Friday, April 22, 2005

Specialists, newspapers, and dinosaurs

Two long awaited corporate extinctions took a quantum leap closer to reality today.

The first was represented by the merger of the New York Stock Exchange (NYSE) with the Archipelago electronic exchange. 21 years ago I worked with the NYSE to analyze electronic exchanges such as Telerate, Quotron, and Bloomberg. I know that some at the NYSE have been worried literally for decades about how its system of trading specialists could survive the efficiency benefits of information technology. But with the Grasso scandal and the continued loss of market share to electronic exchanges, the dam finally burst for the NYSE. And its CEO, John Thain, was able to jolt the NYSE into the 21st century through today’s merger. It now seems inevitable that the NYSE’s specialists will go the way of the Triceratops.

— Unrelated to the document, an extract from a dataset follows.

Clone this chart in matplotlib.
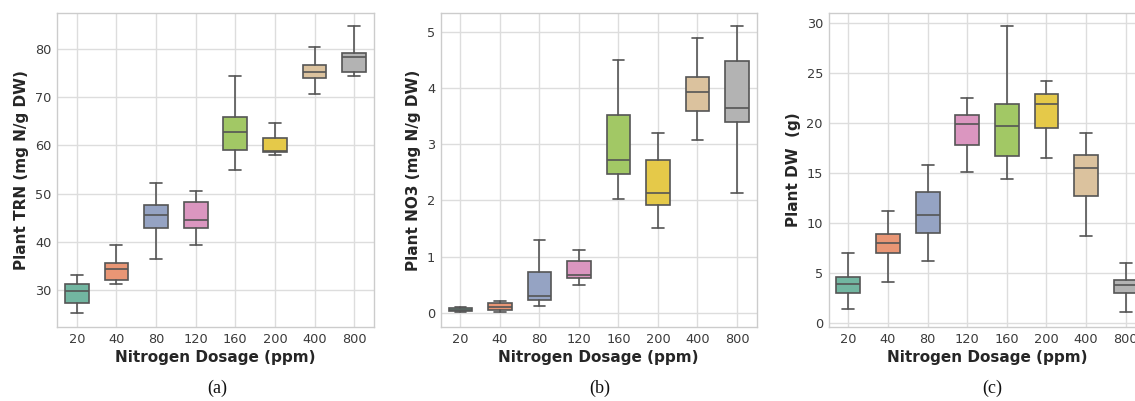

While the NYSE/Archipelago merger gained the biggest share of media attention, a far more profound leap towards extinction took place on the pages of the very medium whose extinction was advanced – newspapers. Specifically, today’s Wall Street Journal reported that Google’s “quarterly advertising revenue now outstrips the advertising revenue of most major newspaper publishers, including New York Times Co., Washington Post Co., Knight Ridder Inc. and Dow Jones & Co., which publishes” the WSJ. Advertising on Google's own Web sites represented 52% of revenue. Google brokers ads that appear on other Web sites, taking a commission on that ad revenue, which averaged about 21% during the quarter.

These simple sentences should strike fear into the heart of every newspaper shareholder and employee. With Google doubling its revenues every year, it is not hard to imagine a time in the not too distant future when newspaper advertising will shrink so much that newspapers will either need to raise their subscription fees dramatically or run out of cash. Consider the Q1 2005 results of the papers mentioned above:
  • The New York Times’ ad revenues, which represent 65% of total revenues, were flat and were it not for a non-recurring gain it would have made a very slim profit;
  • The Washington Post’s ad revenues, which represented 64% of its 2004 newspaper revenues, actually grew 5% over the year. But The Washington Post is far more diversified in its revenues than the New York Times, relying on newspapers for a relatively paltry 29% of its corporate sales and 25% of its operating income;
  • Knight Ridder’s ad revenues, 78% of revenue, squeaked up a mere 3%; and
  • Dow Jones’s ad revenues, 53% of sales, shrank 4%.

In short, Google is eating these newspapers’ lunches. And even as their businesses are imploding, some of these family owned dinosaurs are entrenching themselves in complicated Class A and B share structures which protect the founding families’ power – this week Dow Jones approved a measure that would allow members of its founding Bancroft family to maintain voting control of the company even if they sell part of their holdings. Meanwhile their founding business models crumble under pressure from Google, Yahoo! and their Internet peers.

These newspapers’ shareholders might benefit from thinking about the trends that their reporters do such an excellent job of analyzing. The NYSE’s merger with Archipelago and Google’s explosion of advertising revenue offer a stark lesson – the progress of technology can be held back only so long – and when the dam breaks, the damage can be devastating.